Quatre ans après l’important succès de Frankenstein, Whale et son équipe rempilent sous la houlette d’Universal pour prolonger les aventures d’une créature qu’on commence déjà à mal nommer en l’associant à son inventeur. Le prologue, particulièrement factice, mobilise Mary Shelley, expliquant à son mari et Byron le message humaniste de son œuvre et la suite qu’on ignorait. Une fois encore, le récit aura peu d’importance, vague prétexte (qui obligea d’ailleurs Whale à retourner la fin du premier volet pour permettre à Frankenstein de survivre à sa chute…) à des retrouvailles avec le même univers et les mêmes personnages. Quelques éléments semblent néanmoins un peu plus creusés, comme la satire et une certaine forme d’humour (la fatuité du bourgmestre, la perfidie de la médisante), et surtout, l’humanisation de la créature, déjà en germe dans le premier volet, mais ici développée dans son apprentissage du langage et son amitié avec un aveugle qui, clairvoyant messager des valeurs morales, ne s’arrête pas à son apparence repoussante.
L’arrivée du Dr Pretorius annonce clairement les idées mercantiles du studio, trinquant de concert avec lui lorsqu’il lève son verre « To a new world of gods and monsters » et présentant ses inventions particulièrement perchées et improbables, à savoir des versions réduites de créations humaines sous cloche. Ses motivations et les différents retournements, saturés d’ellipses assez inefficientes pour tenir dans la durée visiblement fixée par Universal (1h15, valable aussi chez le Dracula de Browning), ne retiendront pas vraiment l’attention. C’est, comme pour le précédent volet, mais avec une ambition démultipliée, sur l’image que vont se concentrer les efforts. La photo duveteuse et le travail sur la lumière va permettre un contraste saisissant entre les séquences initiatiques de la créatures (le sauvetage de la bergère, par exemple, qui répare en un sens sa faute originelle avec l’enfant noyée dans le premier opus) dans une nature ensoleillée et les lieux où va évoluer son antagoniste, dont une superbe crypte aux obscurités tranchantes.

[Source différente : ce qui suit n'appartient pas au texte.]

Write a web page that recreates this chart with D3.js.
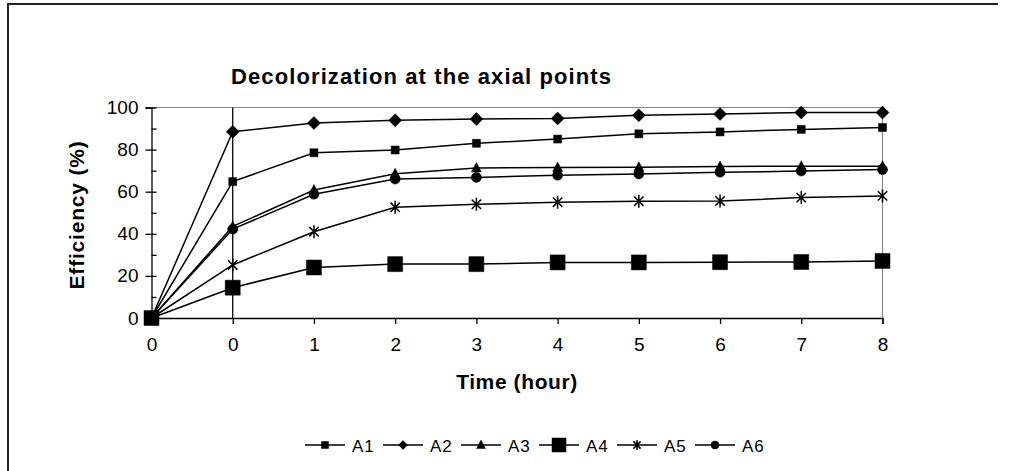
<!DOCTYPE html>
<html><head><meta charset="utf-8">
<script src="https://cdn.jsdelivr.net/npm/d3@7"></script>
<style>
html,body{margin:0;padding:0;background:#fff;}
svg{display:block;}
text{font-family:"Liberation Sans", Arial, sans-serif;fill:#000;}
</style></head>
<body><svg id="c" width="1010" height="471"></svg>
<script>
const categories = ["0","0","1","2","3","4","5","6","7","8"];
const seriesNames = ["A1","A2","A3","A4","A5","A6"];
const A1 = [0, 64.8, 78.5, 79.8, 83.0, 85.0, 87.5, 88.4, 89.6, 90.5];
const A2 = [0, 88.5, 92.6, 93.9, 94.5, 94.8, 96.3, 96.9, 97.6, 97.6];
const A3 = [0, 43.5, 60.8, 68.5, 71.3, 71.5, 71.6, 72.0, 72.1, 72.1];
const A4 = [0, 14.4, 24.0, 25.6, 25.6, 26.4, 26.4, 26.5, 26.6, 27.1];
const A5 = [0, 25.2, 41.0, 52.6, 54.0, 55.0, 55.5, 55.6, 57.2, 58.0];
const A6 = [0, 42.2, 58.8, 66.0, 66.8, 67.8, 68.4, 69.2, 69.8, 70.5];
const yTicks = [0,20,40,60,80,100];
const yMinor = [10,30,50,70,90];
const title = "Decolorization at the axial points";
const xTitle = "Time (hour)";
const yTitle = "Efficiency (%)";

const series = [A1,A2,A3,A4,A5,A6];
const markers = ["sqS","diamond","triangle","sqL","star","circle"];

const svg = d3.select("#c");
// outer frame
svg.append("line").attr("x1",8).attr("y1",4).attr("x2",998).attr("y2",4).attr("stroke","#222").attr("stroke-width",2);
svg.append("line").attr("x1",8).attr("y1",3).attr("x2",8).attr("y2",471).attr("stroke","#222").attr("stroke-width",2);

const L=151.5, R=882.5, T=107.5, B=318;
const x = d3.scalePoint().domain(d3.range(categories.length)).range([L,R]);
const y = d3.scaleLinear().domain([0,100]).range([B,T]);

// plot area border (gray top / right)
svg.append("path").attr("d",`M${L},${T}H${R}V${B}`).attr("fill","none").attr("stroke","#888").attr("stroke-width",1.2);
// vertical line at second category
svg.append("line").attr("x1",x(1)).attr("x2",x(1)).attr("y1",T).attr("y2",B).attr("stroke","#000").attr("stroke-width",1.3);

// y axis
const ya = svg.append("g").attr("transform",`translate(${L},0)`)
  .call(d3.axisLeft(y).tickValues(yTicks).tickSize(6).tickPadding(7));
ya.selectAll("text").style("font-size","19px").attr("font-family","Liberation Sans, Arial, sans-serif");
ya.selectAll("line,path").attr("stroke","#000").attr("stroke-width",1.3);
const yr = svg.append("g").attr("transform",`translate(${L},0)`)
  .call(d3.axisRight(y).tickValues(yMinor.concat(yTicks)).tickSize(5).tickFormat(""));
yr.selectAll("line,path").attr("stroke","#000").attr("stroke-width",1.3);
yr.select("path").remove();

// x axis
const xa = svg.append("g").attr("transform",`translate(0,${B})`)
  .call(d3.axisBottom(x).tickSize(6).tickPadding(14).tickFormat(i=>categories[i]));
xa.selectAll("text").style("font-size","19px").attr("font-family","Liberation Sans, Arial, sans-serif");
xa.selectAll("line,path").attr("stroke","#000").attr("stroke-width",1.3);

// titles
svg.append("text").attr("x",421).attr("y",84).attr("text-anchor","middle")
  .attr("textLength",380).attr("lengthAdjust","spacing")
  .style("font-size","22px").style("font-weight","bold").text(title);
svg.append("text").attr("x",517).attr("y",389).attr("text-anchor","middle")
  .style("font-size","21px").style("font-weight","bold").style("letter-spacing","0.6px").text(xTitle);
svg.append("text").attr("transform","translate(84,215) rotate(-90)").attr("text-anchor","middle")
  .style("font-size","21px").style("font-weight","bold").style("letter-spacing","0.8px").text(yTitle);

function markerPath(type, s){
  const p = d3.path();
  if(type==="sqS"||type==="sqL"){ const h=s/2; p.rect(-h,-h,s,s); }
  else if(type==="diamond"){ const h=s/2; p.moveTo(0,-h); p.lineTo(h,0); p.lineTo(0,h); p.lineTo(-h,0); p.closePath(); }
  else if(type==="triangle"){ const h=s/2; p.moveTo(0,-h*1.1); p.lineTo(h,h*0.8); p.lineTo(-h,h*0.8); p.closePath(); }
  else if(type==="circle"){ p.arc(0,0,s/2,0,Math.PI*2); }
  else if(type==="star"){ const h=s/2, d=h*0.72; p.moveTo(0,-h); p.lineTo(0,h); p.moveTo(-d,-d); p.lineTo(d,d); p.moveTo(-d,d); p.lineTo(d,-d); }
  return p.toString();
}
const sizes = {sqS:8, diamond:13, triangle:10, sqL:15, star:13, circle:10};
const lsizes = {sqS:7, diamond:9, triangle:9, sqL:14, star:10, circle:8};

const line = d3.line().x((d,i)=>x(i)).y(d=>y(d));
series.forEach((vals,k)=>{
  const g = svg.append("g");
  g.append("path").attr("d",line(vals)).attr("fill","none").attr("stroke","#000").attr("stroke-width",1.5);
  const m = markers[k];
  g.selectAll("path.m").data(vals).join("path").attr("class","m")
    .attr("transform",(d,i)=>`translate(${x(i)},${y(d)})`)
    .attr("d",markerPath(m,sizes[m]))
    .attr("fill", m==="star"?"none":"#000")
    .attr("stroke","#000").attr("stroke-width", m==="star"?1.5:0.5);
});

// legend
const lx0 = 305, step = 78, ly = 445;
seriesNames.forEach((n,k)=>{
  const gx = lx0 + k*step;
  const g = svg.append("g").attr("transform",`translate(${gx},${ly})`);
  g.append("line").attr("x1",0).attr("x2",40).attr("y1",0).attr("y2",0).attr("stroke","#000").attr("stroke-width",1.5);
  const m = markers[k];
  g.append("path").attr("transform","translate(20,0)").attr("d",markerPath(m,lsizes[m]))
    .attr("fill", m==="star"?"none":"#000").attr("stroke","#000").attr("stroke-width", m==="star"?1.5:0.5);
  g.append("text").attr("x",47).attr("y",6.5).style("font-size","17px").style("letter-spacing","1px").text(n);
});
</script></body></html>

La reprise de l’expérience permettant de donner la vie à une nouvelle créature, ici, donc, sa version féminine occupe tout le final et sera davantage mise en valeur, convoquant la majorité de la syntaxe expressionniste, pour un résultat superbe de bout en bout : plans inclinés, visages en contre plongée où la violence de la lumière creuse les orbites et jusqu’aux rides animées par la folie, profondeur de champ jouant sur la verticalité vers le ciel, le tout accompagné par une machinerie grandiose qui culminera dans une destruction explosive. Un final qui assume parfaitement la recette déjà en vigueur dans le film initial, et prouve qu’en mobilisant des artisans de talent (ici, un réalisateur ambitieux et un chef-opérateur de génie), on peut occasionner de savoureuses retrouvailles.